* begin Data to use *

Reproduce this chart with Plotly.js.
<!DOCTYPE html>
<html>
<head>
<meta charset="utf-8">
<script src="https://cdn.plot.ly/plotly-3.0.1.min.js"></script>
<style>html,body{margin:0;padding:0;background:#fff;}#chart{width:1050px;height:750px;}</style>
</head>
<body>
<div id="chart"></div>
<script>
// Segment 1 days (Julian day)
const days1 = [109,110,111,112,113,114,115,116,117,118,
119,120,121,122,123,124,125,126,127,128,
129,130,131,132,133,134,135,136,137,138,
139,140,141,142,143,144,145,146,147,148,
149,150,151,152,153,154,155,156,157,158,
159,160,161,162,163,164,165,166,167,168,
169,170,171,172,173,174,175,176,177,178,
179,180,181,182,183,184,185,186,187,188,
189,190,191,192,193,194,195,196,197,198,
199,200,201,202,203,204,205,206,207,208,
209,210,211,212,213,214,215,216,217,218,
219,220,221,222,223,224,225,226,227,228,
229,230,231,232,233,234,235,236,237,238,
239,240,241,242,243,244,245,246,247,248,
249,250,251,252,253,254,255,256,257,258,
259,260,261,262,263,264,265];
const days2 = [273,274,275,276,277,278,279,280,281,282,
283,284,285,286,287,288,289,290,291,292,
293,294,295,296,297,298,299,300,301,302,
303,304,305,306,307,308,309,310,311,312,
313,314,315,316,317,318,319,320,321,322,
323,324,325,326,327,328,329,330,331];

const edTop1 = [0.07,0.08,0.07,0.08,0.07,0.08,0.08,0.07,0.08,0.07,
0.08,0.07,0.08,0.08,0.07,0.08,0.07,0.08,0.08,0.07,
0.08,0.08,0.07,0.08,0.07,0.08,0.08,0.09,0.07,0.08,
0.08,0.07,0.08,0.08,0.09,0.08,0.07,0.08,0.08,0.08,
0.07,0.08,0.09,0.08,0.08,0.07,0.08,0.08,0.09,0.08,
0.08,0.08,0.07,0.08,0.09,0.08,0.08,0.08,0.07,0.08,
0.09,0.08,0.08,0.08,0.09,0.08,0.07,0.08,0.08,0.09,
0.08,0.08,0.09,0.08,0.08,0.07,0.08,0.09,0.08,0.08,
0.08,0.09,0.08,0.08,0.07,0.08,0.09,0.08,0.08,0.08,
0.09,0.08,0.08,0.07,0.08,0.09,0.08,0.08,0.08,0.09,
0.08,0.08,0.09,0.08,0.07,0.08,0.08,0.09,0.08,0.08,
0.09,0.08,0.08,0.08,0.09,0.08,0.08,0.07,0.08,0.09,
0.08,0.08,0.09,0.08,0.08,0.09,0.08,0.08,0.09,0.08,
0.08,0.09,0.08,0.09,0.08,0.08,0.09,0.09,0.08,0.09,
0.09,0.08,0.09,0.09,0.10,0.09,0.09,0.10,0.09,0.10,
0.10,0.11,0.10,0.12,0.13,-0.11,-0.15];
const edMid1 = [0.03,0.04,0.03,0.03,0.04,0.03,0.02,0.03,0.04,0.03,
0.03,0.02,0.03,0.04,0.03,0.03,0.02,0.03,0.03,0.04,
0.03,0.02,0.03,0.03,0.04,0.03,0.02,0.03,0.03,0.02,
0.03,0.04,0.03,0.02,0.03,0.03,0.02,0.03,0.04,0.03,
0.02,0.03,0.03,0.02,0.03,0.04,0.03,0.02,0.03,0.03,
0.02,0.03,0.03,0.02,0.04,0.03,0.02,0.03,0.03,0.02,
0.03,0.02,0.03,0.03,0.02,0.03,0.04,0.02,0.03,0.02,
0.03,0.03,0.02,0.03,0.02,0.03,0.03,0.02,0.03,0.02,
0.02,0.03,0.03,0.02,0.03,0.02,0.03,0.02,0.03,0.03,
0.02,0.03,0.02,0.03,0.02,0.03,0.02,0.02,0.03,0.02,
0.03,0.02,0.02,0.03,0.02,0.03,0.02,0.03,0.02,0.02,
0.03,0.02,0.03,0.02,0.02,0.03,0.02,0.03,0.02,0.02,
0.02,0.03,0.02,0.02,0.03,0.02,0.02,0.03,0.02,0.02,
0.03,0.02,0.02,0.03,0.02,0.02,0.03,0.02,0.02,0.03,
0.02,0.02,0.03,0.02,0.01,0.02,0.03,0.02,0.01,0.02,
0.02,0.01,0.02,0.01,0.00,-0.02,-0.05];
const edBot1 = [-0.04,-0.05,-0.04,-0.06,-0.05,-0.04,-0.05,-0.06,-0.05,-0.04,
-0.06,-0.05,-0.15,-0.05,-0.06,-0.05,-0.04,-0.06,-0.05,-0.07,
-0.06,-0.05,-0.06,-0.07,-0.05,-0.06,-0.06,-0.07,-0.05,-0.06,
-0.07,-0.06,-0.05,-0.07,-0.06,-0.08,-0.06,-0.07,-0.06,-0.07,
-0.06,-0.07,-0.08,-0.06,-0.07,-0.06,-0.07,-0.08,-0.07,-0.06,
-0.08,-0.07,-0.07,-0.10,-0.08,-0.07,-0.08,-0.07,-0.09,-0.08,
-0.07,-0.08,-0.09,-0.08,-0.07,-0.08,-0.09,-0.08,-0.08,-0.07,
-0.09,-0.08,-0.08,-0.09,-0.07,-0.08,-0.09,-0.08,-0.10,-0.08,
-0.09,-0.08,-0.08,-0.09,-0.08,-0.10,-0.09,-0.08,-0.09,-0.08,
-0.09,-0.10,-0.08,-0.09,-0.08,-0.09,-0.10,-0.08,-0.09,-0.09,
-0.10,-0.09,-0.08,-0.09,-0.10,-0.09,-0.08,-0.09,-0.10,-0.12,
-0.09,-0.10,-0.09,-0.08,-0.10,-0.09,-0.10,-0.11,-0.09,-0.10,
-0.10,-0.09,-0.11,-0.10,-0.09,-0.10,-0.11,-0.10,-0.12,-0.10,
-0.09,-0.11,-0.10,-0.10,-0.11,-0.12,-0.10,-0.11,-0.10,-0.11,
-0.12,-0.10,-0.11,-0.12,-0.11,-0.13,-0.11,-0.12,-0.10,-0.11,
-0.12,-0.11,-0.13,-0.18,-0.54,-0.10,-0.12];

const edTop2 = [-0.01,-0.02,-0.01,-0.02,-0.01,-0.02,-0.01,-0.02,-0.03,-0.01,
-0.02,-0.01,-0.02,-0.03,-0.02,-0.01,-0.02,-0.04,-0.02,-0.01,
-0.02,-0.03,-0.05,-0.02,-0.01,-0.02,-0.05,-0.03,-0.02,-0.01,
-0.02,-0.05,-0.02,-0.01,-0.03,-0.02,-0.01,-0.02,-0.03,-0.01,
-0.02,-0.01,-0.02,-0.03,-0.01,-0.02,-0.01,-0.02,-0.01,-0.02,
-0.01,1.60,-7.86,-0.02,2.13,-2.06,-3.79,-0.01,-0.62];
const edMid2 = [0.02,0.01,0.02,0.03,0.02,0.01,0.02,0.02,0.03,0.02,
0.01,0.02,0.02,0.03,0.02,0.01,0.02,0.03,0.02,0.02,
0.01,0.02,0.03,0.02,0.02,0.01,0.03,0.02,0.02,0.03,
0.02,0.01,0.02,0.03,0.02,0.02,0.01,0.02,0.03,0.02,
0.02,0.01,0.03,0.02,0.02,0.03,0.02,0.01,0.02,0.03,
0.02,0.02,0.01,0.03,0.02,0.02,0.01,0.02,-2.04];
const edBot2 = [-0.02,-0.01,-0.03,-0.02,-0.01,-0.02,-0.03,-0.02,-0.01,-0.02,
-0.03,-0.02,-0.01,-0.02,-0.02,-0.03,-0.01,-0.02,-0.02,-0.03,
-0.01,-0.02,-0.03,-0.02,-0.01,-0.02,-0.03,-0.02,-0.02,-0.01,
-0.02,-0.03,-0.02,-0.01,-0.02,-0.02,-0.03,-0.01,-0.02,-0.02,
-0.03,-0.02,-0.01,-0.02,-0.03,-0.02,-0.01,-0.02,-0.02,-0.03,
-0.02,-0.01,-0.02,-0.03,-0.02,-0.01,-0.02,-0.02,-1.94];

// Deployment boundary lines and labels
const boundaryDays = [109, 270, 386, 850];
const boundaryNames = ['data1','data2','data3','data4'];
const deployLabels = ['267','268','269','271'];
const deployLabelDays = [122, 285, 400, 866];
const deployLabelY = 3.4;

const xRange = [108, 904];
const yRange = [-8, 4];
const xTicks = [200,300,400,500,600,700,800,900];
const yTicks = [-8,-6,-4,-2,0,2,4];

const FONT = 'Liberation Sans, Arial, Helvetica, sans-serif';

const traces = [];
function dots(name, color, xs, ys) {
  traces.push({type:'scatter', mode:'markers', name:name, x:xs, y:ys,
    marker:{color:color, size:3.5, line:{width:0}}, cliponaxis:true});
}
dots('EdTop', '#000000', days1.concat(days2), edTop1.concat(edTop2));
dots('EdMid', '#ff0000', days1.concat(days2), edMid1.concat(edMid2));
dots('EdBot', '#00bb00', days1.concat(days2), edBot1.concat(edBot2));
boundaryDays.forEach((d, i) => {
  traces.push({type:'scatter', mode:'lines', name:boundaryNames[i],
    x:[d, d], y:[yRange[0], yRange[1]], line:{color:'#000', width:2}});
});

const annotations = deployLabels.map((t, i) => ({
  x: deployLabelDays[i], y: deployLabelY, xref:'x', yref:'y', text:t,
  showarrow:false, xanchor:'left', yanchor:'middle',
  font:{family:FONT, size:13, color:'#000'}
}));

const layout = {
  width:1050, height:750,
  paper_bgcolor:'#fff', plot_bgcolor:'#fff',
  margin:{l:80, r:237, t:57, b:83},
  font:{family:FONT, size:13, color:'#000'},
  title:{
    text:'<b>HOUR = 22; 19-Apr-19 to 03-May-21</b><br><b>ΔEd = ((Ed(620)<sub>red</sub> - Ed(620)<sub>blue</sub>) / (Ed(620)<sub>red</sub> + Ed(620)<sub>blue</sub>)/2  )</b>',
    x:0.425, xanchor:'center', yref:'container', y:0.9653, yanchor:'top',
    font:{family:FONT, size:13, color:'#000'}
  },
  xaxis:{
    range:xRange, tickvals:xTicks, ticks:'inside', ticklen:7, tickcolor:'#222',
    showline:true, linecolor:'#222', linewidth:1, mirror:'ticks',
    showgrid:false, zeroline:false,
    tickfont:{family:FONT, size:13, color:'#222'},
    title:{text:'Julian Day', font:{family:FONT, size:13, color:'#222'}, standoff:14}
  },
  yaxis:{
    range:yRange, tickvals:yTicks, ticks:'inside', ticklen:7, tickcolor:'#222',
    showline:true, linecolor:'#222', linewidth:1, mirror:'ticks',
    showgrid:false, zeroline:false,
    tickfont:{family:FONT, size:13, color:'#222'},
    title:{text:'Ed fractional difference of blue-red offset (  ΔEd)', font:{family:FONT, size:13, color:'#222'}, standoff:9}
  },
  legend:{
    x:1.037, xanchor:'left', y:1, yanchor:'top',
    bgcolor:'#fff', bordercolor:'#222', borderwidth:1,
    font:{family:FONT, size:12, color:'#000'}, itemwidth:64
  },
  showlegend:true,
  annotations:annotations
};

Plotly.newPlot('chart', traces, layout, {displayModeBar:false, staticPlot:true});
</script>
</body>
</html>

* end Data to use *
* begin Data to use *

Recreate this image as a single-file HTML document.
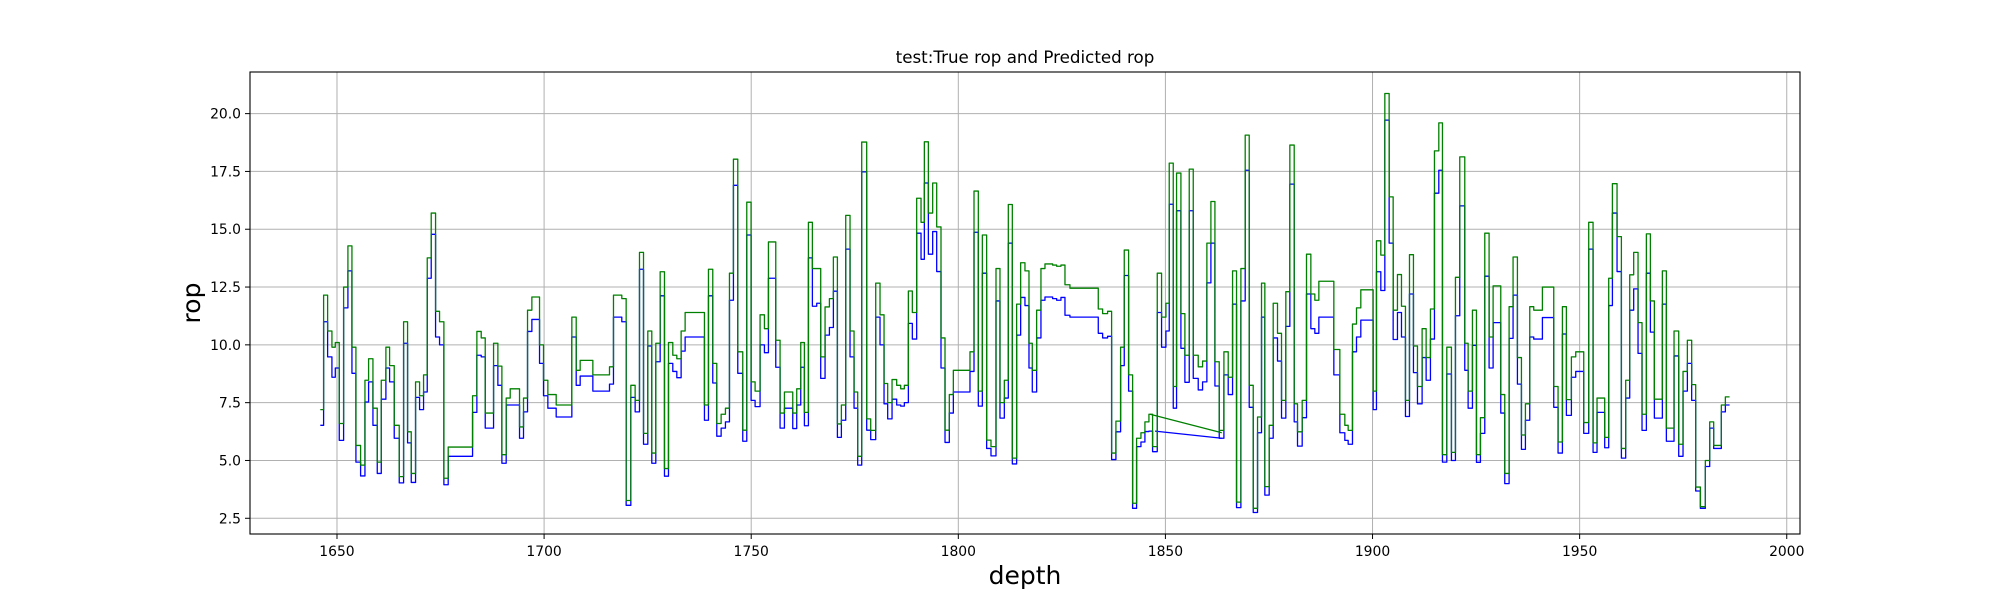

* end Data to use *

- **Problem statement**: Above are the records; print exactly the lines from the line with "Reproduce this chart with Plotly.js." to the line with "323,324,325,326,327,328,329,330,331];", including both, and nothing else.

- **Reply**:
Reproduce this chart with Plotly.js.
<!DOCTYPE html>
<html>
<head>
<meta charset="utf-8">
<script src="https://cdn.plot.ly/plotly-3.0.1.min.js"></script>
<style>html,body{margin:0;padding:0;background:#fff;}#chart{width:1050px;height:750px;}</style>
</head>
<body>
<div id="chart"></div>
<script>
// Segment 1 days (Julian day)
const days1 = [109,110,111,112,113,114,115,116,117,118,
119,120,121,122,123,124,125,126,127,128,
129,130,131,132,133,134,135,136,137,138,
139,140,141,142,143,144,145,146,147,148,
149,150,151,152,153,154,155,156,157,158,
159,160,161,162,163,164,165,166,167,168,
169,170,171,172,173,174,175,176,177,178,
179,180,181,182,183,184,185,186,187,188,
189,190,191,192,193,194,195,196,197,198,
199,200,201,202,203,204,205,206,207,208,
209,210,211,212,213,214,215,216,217,218,
219,220,221,222,223,224,225,226,227,228,
229,230,231,232,233,234,235,236,237,238,
239,240,241,242,243,244,245,246,247,248,
249,250,251,252,253,254,255,256,257,258,
259,260,261,262,263,264,265];
const days2 = [273,274,275,276,277,278,279,280,281,282,
283,284,285,286,287,288,289,290,291,292,
293,294,295,296,297,298,299,300,301,302,
303,304,305,306,307,308,309,310,311,312,
313,314,315,316,317,318,319,320,321,322,
323,324,325,326,327,328,329,330,331];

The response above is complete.